By Rene Gates, MBA, PMP, CSM
Executive VP, Optis
Section 503 of the Rehabilitation Act of 1973 mandates that federal contractors do not discriminate against individuals with disabilities and that they make a concerted effort to hire these individuals. In addition to this clause, the regulations contain specific data collection requirements that contractors must follow in their recruiting process. Specifically, they are required to examine the number of applicants with disabilities that apply for their open positions, and the number of applicants with disabilities that were hired. This data must be collected on an annual basis and retained for three years to identify trends, with the goal of 7% utilization for employing individuals with qualifying disabilities.1
Aside from collecting recruiting data in the federal contractor space, we know that employers with 15 or more employees are covered under the Americans with Disabilities Act (ADA.) What other data elements should disability managers be collecting and documenting if an employee with a disability requests an accommodation or a job applicant self-identifies?
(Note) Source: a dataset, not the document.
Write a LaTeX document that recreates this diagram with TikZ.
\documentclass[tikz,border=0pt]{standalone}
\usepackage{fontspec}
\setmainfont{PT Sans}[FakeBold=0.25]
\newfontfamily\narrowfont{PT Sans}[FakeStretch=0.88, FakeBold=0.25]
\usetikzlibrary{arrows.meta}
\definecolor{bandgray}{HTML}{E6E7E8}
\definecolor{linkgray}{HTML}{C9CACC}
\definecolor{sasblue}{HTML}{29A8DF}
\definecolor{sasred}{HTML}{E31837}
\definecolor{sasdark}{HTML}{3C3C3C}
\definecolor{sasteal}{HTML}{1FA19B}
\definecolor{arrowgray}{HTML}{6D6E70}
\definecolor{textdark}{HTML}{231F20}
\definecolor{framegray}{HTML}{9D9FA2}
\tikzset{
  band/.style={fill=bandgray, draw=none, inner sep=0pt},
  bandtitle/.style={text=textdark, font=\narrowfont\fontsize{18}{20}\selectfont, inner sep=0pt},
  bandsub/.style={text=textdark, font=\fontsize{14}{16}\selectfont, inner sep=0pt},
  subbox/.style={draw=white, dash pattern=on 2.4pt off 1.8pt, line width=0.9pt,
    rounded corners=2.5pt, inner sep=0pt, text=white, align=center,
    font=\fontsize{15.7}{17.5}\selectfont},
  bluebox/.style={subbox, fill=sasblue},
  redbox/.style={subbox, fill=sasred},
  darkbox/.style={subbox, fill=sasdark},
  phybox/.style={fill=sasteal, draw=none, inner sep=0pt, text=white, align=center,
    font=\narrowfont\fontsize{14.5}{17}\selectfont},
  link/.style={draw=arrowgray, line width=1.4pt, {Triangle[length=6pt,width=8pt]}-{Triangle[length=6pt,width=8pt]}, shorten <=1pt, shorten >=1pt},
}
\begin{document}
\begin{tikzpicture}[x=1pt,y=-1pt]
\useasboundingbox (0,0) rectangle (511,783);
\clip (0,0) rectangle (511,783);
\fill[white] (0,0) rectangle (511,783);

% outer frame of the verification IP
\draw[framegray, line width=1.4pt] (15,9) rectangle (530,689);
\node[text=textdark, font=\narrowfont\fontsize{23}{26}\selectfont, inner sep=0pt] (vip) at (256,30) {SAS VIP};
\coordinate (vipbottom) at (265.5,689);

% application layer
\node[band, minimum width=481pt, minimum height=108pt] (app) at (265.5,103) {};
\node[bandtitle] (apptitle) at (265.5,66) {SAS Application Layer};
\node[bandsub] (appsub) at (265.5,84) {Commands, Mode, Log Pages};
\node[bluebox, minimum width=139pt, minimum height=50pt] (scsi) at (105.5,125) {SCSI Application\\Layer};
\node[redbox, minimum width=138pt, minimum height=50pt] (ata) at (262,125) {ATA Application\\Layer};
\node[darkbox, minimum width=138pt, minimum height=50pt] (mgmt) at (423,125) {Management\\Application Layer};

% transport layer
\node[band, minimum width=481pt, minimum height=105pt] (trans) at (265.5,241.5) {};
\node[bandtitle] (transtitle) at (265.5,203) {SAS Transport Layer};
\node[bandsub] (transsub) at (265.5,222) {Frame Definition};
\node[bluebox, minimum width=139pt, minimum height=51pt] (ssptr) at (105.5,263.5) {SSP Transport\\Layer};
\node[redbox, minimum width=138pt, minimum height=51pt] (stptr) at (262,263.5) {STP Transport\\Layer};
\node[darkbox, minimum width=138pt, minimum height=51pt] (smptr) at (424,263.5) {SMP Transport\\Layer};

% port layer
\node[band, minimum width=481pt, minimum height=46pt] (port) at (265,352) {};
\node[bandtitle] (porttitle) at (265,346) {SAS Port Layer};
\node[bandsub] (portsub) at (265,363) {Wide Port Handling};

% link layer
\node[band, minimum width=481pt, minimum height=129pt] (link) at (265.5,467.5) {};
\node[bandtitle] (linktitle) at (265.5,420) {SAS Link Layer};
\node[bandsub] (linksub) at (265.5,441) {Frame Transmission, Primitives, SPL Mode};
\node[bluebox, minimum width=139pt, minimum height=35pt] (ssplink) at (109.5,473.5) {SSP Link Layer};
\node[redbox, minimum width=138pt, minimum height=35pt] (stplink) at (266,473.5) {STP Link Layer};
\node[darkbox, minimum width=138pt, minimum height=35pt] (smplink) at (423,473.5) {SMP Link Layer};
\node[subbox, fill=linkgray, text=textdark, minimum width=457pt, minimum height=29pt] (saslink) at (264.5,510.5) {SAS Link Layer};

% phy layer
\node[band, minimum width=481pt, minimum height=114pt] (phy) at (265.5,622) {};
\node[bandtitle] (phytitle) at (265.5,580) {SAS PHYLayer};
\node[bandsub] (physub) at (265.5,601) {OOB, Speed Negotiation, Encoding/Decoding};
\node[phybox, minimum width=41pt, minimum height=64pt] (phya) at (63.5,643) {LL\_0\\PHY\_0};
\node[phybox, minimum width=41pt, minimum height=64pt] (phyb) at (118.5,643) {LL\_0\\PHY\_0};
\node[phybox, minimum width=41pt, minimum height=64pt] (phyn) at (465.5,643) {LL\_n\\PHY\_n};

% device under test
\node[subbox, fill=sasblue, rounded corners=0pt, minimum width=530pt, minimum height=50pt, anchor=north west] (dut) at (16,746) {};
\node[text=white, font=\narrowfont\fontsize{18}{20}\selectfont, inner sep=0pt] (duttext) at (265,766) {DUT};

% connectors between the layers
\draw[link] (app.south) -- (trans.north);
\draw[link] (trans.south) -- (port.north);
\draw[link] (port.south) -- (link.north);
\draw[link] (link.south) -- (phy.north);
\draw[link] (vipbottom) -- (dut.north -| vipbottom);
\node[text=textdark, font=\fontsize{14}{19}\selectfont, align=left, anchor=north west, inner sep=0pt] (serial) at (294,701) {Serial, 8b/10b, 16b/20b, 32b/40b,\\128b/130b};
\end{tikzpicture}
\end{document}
Contractors must invite self-identification at multiple points in the process, and employees must be invited every five years at a minimum.
First, let me emphasize the number one best practice in the interactive accommodation process is communication and evaluating each accommodation request on a case-by-case basis. What may work for one individual might not work for another, even if the disabilities are the same and the employees have similar positions. Accommodation solutions may even vary across different work locations, so examine each situation individually.
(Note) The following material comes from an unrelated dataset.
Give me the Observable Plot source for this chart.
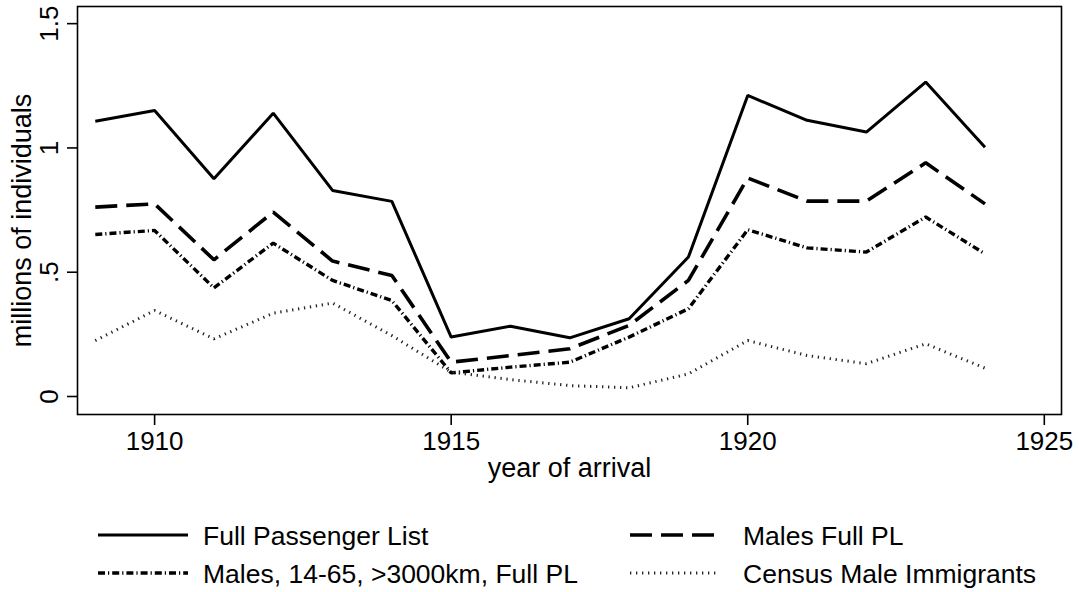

A crucial step in building out your accommodation process is documenting the essential job functions for every position in the organization. Ensure these functions are clearly stated in each job description. Having this information documented before an accommodation is requested will streamline the process so that more emphasis can be placed on assessing each employee’s unique abilities, rather than marking check-boxes on a list.
Make certain that work restrictions are documented in detail. If the employee has a visual impairment, document the distance he/she can see, or if the employee has a lifting restriction, make sure you document the weight. This information will be helpful if the accommodation needs to be adjusted in the future. Clearly document the type of accommodation offered for each restriction, including any costs or third party vendors utilized.
Keep an eye on dates. Set alerts or reminders to keep the interactive process moving forward. Today, there are no hard deadlines around ADA regulations, as with the FMLA, but the EEOC has advised that employers should respond “expeditiously” to requests for accommodation. Also, if the disability is temporary, set a reminder for quarterly or annual check-ins with the employee to touch base.2
Making documentation and data accessible, through central storage and ensuring all data is in compatible formats, is a best practice in any disability management program. When documentation and data are fully accessible, they can be used to streamline your internal and external audits, and also to measure the effectiveness of your accommodation processes.